From a pool of 158 patients transplanted consecutively between 1/96 and 12/97, 124 patients were prospectively followed for a minimum of 12 months. Patients were excluded if they were recipients of prior organ transplants (n=8), multi-organ transplants (n=6), and developed post-operative acute tubular necrosis (n=20) requiring cytolytic antibody therapy. All patients received either FK 506 or Neoral as the primary immuno-therapy. All patients received prophylactic oral ganciclovir (500 mg bid for 3 months). Group A (n=49) all cadaveric, received single dose (5 mg) of intra-operative intravenous OKT-3; Group B (n=29) all cadaveric, received no antibody induction; and Group C (n=46) all living related, received no antibody induction.
Patients were followed for episodes of biopsy proven acute rejection within 6 months post-transplant and patient - graft survival within 12 months post-transplant. As expected, compared to Groups A and B, Group C had the least HLA mismatches, cold ischemia times, and %PRA. Other demographic characteristics (Group A vs. B vs. C) including donor age (31.8 ± 2.2 vs.30.8±3.2 vs.38.4±1.6 yr.), patient age (45.4±2.3 vs.50.7±2.4 vs.36.9±2.5 yr.),% male (63 vs. 72 vs. 48), % Caucasian (84 vs. 90 vs. 91), CMV status, and causes of renal failure were comparable.
| Group A | Group B | Group C | |
| N | 49 | 29 | 46 |
| Acute rejection % | 4 (2/49)* | 24 (7/29) | 15.2 (7/46) |
| steroid resistant % | 0 (0/2) | 57 (4/7) | 71 (5/7) |
| Infection - bacterial/viral (%) | 14.3/6** | 24.1/13.8 | 26.1/19.6 |
| 1-yr S Cr. (mg/dl) | 1.47± 0.1 | 1.47±0.1 | 1.52±0.1 |
| 1-yr graft survival (%) | 93.9 | 93.1 | 96.6 |
| 1-yr patient survival (%) | 93.9 | 93.1 | 100 |
*p <0.02 ( A vs. B & C) **p<0.05 (A vs. B &C)

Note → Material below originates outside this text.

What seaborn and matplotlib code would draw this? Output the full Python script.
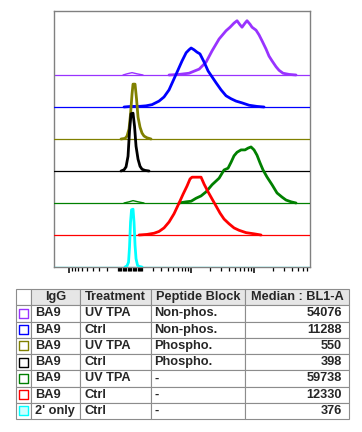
import numpy as np
import pandas as pd
import matplotlib
matplotlib.use("Agg")
import matplotlib.pyplot as plt
import seaborn as sns
from matplotlib.ticker import FixedLocator, NullFormatter
from matplotlib.table import Table

sns.set_style("white")
plt.rcParams["font.family"] = ["Liberation Sans", "DejaVu Sans"]

# BL1-A intensity vs % of mode (top row first)
purple_x = [-561, -239, 159, 561, 1070, 4253, 6323, 9250, 13510, 17450, 21720, 28060, 36240, 41950,
            48550, 54190, 60460, 65040, 72590, 78080, 87150, 93770, 108500, 121100, 135100, 156400,
            174500, 194700, 225400, 251500, 291100, 362400, 468100]
purple_y = [0, 2, 4, 2, 0, 0, 1, 3, 10, 22, 41, 61, 75, 81, 88, 92, 85, 81, 88, 92, 86, 81, 76, 68,
            58, 44, 32, 24, 14, 8, 3, 1, 0]

blue_x = [-480, 79, 727, 1343, 1938, 2755, 3446, 4253, 4997, 5851, 7096, 8300, 9250, 10000, 11150,
          12450, 13900, 16220, 18770, 21720, 25150, 30200, 36240, 43520, 52240, 65040, 84010,
          112500, 145400]
blue_y = [0, 1, 1, 2, 4, 10, 17, 29, 44, 59, 78, 92, 97, 100, 97, 93, 90, 76, 61, 51, 41, 29, 19, 14,
          10, 7, 3, 1, 0]

olive_x = [-727, -399, -238, -79, 40, 159, 238, 399, 520, 644, 811, 983, 1159, 1437, 1834]
olive_y = [0, 1, 5, 17, 42, 76, 93, 93, 68, 37, 20, 10, 5, 2, 0]

black_x = [-727, -480, -318, -159, -40, 79, 238, 358, 480, 644, 811, 983, 1250, 1631]
black_y = [0, 2, 7, 25, 68, 97, 98, 76, 42, 20, 8, 3, 1, 0]

green_x = [-480, -79, 238, 644, 1159, 6323, 8300, 10000, 12000, 14470, 17450, 21720, 28060, 33690,
           38990, 43520, 48550, 54190, 62720, 72590, 80990, 90360, 100900, 112500, 125500, 140100,
           162200, 194700, 233700, 280600, 324900, 389900, 468100]
green_y = [0, 2, 4, 2, 0, 0, 2, 3, 8, 12, 19, 31, 42, 56, 59, 69, 80, 86, 90, 90, 93, 95, 90, 81, 68,
           56, 44, 31, 17, 10, 5, 2, 0]

red_x = [727, 1437, 2157, 2755, 3446, 4253, 5201, 6323, 7372, 8579, 9602, 10350, 12000, 14470, 16220,
         18770, 21720, 25150, 29110, 33690, 40440, 48550, 58310, 75290, 100900, 130300]
red_y = [0, 1, 3, 6, 12, 22, 36, 54, 69, 83, 95, 98, 98, 98, 86, 73, 61, 49, 37, 27, 19, 12, 8, 4, 2, 0]

cyan_x = [-399, -238, -119, -40, 40, 119, 238, 318, 399, 480, 602, 727, 983]
cyan_y = [0, 2, 8, 34, 76, 97, 98, 76, 37, 14, 3, 1, 0]

colors = ["#9933ff", "#0000ff", "#808000", "#000000", "#008000", "#ff0000", "#00ffff"]
curves = [(purple_x, purple_y), (blue_x, blue_y), (olive_x, olive_y), (black_x, black_y),
          (green_x, green_y), (red_x, red_y), (cyan_x, cyan_y)]

# table
igg = ["BA9", "BA9", "BA9", "BA9", "BA9", "BA9", "2' only"]
treatment = ["UV TPA", "Ctrl", "UV TPA", "Ctrl", "UV TPA", "Ctrl", "Ctrl"]
peptide = ["Non-phos.", "Non-phos.", "Phospho.", "Phospho.", "-", "-", "-"]
median = [54076, 11288, 550, 398, 59738, 12330, 376]
headers = ["", "IgG", "Treatment", "Peptide Block", "Median : BL1-A"]

fig = plt.figure(figsize=(3.62, 4.32), dpi=100)
ax = fig.add_axes([54 / 362, 165 / 432, 256 / 362, 256 / 432])

n = len(curves)
scale = 59 / 32 / 100  # % of mode -> row units
for i, ((xs, ys), c) in enumerate(zip(curves, colors)):
    off = n - 1 - i
    ax.axhline(off, color=c, lw=0.9, zorder=2 + i)
    ys = np.array(ys)
    # break the trace where it sits on the baseline
    brk = np.r_[False, (ys[1:] == 0) & (ys[:-1] == 0)]
    df = pd.DataFrame({"x": xs, "y": off + ys * scale, "part": np.cumsum(brk)})
    peak = df.groupby("part")["y"].transform("max") - off
    for big, sub in df.groupby(peak > 0.2):
        sns.lineplot(data=sub, x="x", y="y", units="part", ax=ax, color=c,
                     lw=2.0 if big else 1.0, sort=False, estimator=None, zorder=3 + i)

ax.set_xscale("asinh", linear_width=2170)
ax.set_xlim(-17400, 780000)
ax.set_ylim(0, 8)
ax.set_xlabel("")
ax.set_ylabel("")
ax.set_yticks([])

major = [-1e4, 1e4, 1e5]
minor = []
for d in [1e2, 1e3, 1e4, 1e5]:
    for k in range(1, 10):
        v = k * d
        if v not in major:
            minor.append(v)
        if -v not in major and -v > -17400:
            minor.append(-v)
minor.append(0)
ax.xaxis.set_major_locator(FixedLocator(major))
ax.xaxis.set_minor_locator(FixedLocator([m for m in minor if m < 780000]))
ax.xaxis.set_major_formatter(NullFormatter())
ax.xaxis.set_minor_formatter(NullFormatter())
ax.tick_params(axis="x", which="major", direction="out", length=4.5, width=1.1, color="black", bottom=True)
ax.tick_params(axis="x", which="minor", direction="out", length=3, width=0.9, color="black", bottom=True)
for s in ax.spines.values():
    s.set_color("#808080")
    s.set_linewidth(1.0)

# legend table
tax = fig.add_axes([16 / 362, 13 / 432, 333 / 362, 130 / 432])
tax.set_axis_off()
tax.set_xlim(0, 1)
tax.set_ylim(0, 1)
col_w = np.array([15, 49, 71, 94, 104]) / 333
row_h = 1 / 8
tb = Table(tax, bbox=[0, 0, 1, 1])
for j, h in enumerate(headers):
    fc = "white" if j == 0 else "#e6e6e6"
    cell = tb.add_cell(0, j, col_w[j], row_h, text=h, loc="center", facecolor=fc, edgecolor="#8c8c8c")
    cell.get_text().set_fontweight("bold")
pads = [0.1, 0.08, 0.07, 0.032, 0.067]
for r in range(len(igg)):
    vals = ["", igg[r], treatment[r], peptide[r], str(median[r])]
    for j, v in enumerate(vals):
        loc = "right" if j == 4 else "left"
        cell = tb.add_cell(r + 1, j, col_w[j], row_h, text=v, loc=loc, facecolor="white",
                           edgecolor="#8c8c8c")
        cell.PAD = pads[j]
        cell.get_text().set_fontweight("bold")
tb.auto_set_font_size(False)
tb.set_fontsize(9.2)
for c in tb.get_celld().values():
    c.set_linewidth(0.8)
tax.add_table(tb)

box_y = [1 - (r + 1.5) * row_h for r in range(len(igg))]
face = ["white"] * 6 + ["#ccffff"]
tax.scatter([7.5 / 333] * len(igg), box_y, marker="s", s=42, facecolors=face,
            edgecolors=colors, linewidths=1.0, zorder=10)

fig.savefig("out.png", dpi=100)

Our results show that, when compared with single-dose OKT-3 induced cadaveric transplant patients, episodes of acute rejection and infectious complications are significantly higher in non-induced cadaveric recipients and better HLA matched living related recipients. We conclude that single dose intra-operative OKT-3 administration is a novel approach, which allows significant reduction in early post-transplant acute rejection in recipients of kidney transplants and is well tolerated.